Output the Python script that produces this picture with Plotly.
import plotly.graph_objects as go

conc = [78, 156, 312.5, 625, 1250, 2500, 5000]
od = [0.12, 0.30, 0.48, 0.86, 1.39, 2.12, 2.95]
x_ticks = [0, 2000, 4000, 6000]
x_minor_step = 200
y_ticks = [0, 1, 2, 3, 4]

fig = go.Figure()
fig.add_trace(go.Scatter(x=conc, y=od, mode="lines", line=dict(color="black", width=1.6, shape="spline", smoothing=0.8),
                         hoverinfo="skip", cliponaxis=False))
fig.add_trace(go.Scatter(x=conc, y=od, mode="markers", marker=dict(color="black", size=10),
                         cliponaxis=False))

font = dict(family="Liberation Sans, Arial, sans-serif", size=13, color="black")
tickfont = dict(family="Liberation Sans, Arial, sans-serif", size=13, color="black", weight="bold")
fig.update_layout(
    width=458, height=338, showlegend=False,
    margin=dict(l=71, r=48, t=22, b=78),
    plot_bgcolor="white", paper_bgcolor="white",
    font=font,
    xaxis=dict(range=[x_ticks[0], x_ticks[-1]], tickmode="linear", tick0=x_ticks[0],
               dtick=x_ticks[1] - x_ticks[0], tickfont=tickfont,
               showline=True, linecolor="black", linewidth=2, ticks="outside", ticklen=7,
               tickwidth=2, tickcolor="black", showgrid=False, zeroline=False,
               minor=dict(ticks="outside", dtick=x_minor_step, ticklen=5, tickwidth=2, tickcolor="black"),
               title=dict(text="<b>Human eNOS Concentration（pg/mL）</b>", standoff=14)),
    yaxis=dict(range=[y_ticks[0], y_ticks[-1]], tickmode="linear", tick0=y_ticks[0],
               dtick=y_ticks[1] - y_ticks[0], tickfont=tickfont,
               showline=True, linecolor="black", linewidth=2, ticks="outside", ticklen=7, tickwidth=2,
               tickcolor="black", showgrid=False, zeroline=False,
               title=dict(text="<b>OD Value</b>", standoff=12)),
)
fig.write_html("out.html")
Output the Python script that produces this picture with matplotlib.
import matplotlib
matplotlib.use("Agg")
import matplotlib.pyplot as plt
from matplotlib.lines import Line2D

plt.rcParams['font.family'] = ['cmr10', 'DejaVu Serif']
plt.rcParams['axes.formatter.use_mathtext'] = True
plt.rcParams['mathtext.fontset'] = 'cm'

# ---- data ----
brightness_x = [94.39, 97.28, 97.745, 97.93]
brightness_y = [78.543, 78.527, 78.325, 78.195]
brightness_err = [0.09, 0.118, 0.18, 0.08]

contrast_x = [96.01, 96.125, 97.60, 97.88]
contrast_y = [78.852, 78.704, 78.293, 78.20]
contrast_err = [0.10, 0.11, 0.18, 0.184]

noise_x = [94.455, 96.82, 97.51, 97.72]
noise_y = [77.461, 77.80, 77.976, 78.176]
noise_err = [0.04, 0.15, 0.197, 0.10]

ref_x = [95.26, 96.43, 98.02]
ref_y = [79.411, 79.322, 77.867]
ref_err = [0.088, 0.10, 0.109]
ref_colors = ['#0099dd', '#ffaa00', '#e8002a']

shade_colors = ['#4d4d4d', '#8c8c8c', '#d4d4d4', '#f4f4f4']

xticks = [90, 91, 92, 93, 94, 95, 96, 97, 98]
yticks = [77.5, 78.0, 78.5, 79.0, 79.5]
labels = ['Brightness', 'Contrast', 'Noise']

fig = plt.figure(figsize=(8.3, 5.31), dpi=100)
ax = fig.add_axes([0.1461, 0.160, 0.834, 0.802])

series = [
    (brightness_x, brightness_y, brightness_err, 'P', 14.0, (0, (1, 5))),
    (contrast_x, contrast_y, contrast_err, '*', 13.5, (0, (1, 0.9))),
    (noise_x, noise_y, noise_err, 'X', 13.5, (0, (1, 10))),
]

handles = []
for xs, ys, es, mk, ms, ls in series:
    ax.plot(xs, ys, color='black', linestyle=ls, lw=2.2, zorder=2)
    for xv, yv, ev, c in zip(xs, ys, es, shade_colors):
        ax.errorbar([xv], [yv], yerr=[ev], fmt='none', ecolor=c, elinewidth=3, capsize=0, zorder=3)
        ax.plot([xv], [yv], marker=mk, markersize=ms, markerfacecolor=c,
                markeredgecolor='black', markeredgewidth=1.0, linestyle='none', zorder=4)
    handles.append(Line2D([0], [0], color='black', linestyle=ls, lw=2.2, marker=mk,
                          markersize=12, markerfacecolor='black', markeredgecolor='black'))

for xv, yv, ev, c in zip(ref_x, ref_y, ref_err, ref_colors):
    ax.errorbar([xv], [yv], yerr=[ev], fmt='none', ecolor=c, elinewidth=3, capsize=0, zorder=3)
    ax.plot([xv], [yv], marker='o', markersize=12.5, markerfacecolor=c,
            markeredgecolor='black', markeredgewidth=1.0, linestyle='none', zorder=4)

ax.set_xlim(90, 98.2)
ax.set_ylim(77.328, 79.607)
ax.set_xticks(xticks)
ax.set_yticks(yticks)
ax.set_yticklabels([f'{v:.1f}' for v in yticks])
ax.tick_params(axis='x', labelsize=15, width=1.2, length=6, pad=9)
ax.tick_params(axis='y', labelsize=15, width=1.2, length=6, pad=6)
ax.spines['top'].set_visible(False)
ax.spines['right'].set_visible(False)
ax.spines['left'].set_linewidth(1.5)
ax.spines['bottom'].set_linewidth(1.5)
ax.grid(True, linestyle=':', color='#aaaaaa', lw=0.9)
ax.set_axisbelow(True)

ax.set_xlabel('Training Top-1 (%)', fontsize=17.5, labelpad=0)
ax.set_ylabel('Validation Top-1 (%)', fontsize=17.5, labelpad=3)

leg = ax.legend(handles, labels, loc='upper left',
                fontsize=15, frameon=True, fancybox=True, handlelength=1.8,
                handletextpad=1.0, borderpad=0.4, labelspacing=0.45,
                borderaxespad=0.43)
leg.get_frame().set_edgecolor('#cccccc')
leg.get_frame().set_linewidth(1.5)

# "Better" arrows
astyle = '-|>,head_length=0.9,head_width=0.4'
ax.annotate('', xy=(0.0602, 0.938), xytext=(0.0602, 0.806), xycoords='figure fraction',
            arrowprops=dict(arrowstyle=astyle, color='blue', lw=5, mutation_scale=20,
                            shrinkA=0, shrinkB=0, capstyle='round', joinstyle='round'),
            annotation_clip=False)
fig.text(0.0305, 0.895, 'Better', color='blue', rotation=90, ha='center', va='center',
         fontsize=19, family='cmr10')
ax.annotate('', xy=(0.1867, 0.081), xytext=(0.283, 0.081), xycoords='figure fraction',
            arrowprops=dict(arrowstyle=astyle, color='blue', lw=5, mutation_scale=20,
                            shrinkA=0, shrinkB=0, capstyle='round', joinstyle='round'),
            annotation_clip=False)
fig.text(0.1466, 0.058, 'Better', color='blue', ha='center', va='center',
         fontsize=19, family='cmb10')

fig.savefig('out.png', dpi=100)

+ + +

_Problem to work on:_ Write out, exactly as they stand, the lines from the one containing "picture with matplotlib." through the one containing "shade_colors = ['#4d4d4d', '#8c8c8c', '#d4d4d4', '#f4f4f4']", both ends included.

_Result of this task:_
Output the Python script that produces this picture with matplotlib.
import matplotlib
matplotlib.use("Agg")
import matplotlib.pyplot as plt
from matplotlib.lines import Line2D

plt.rcParams['font.family'] = ['cmr10', 'DejaVu Serif']
plt.rcParams['axes.formatter.use_mathtext'] = True
plt.rcParams['mathtext.fontset'] = 'cm'

# ---- data ----
brightness_x = [94.39, 97.28, 97.745, 97.93]
brightness_y = [78.543, 78.527, 78.325, 78.195]
brightness_err = [0.09, 0.118, 0.18, 0.08]

contrast_x = [96.01, 96.125, 97.60, 97.88]
contrast_y = [78.852, 78.704, 78.293, 78.20]
contrast_err = [0.10, 0.11, 0.18, 0.184]

noise_x = [94.455, 96.82, 97.51, 97.72]
noise_y = [77.461, 77.80, 77.976, 78.176]
noise_err = [0.04, 0.15, 0.197, 0.10]

ref_x = [95.26, 96.43, 98.02]
ref_y = [79.411, 79.322, 77.867]
ref_err = [0.088, 0.10, 0.109]
ref_colors = ['#0099dd', '#ffaa00', '#e8002a']

shade_colors = ['#4d4d4d', '#8c8c8c', '#d4d4d4', '#f4f4f4']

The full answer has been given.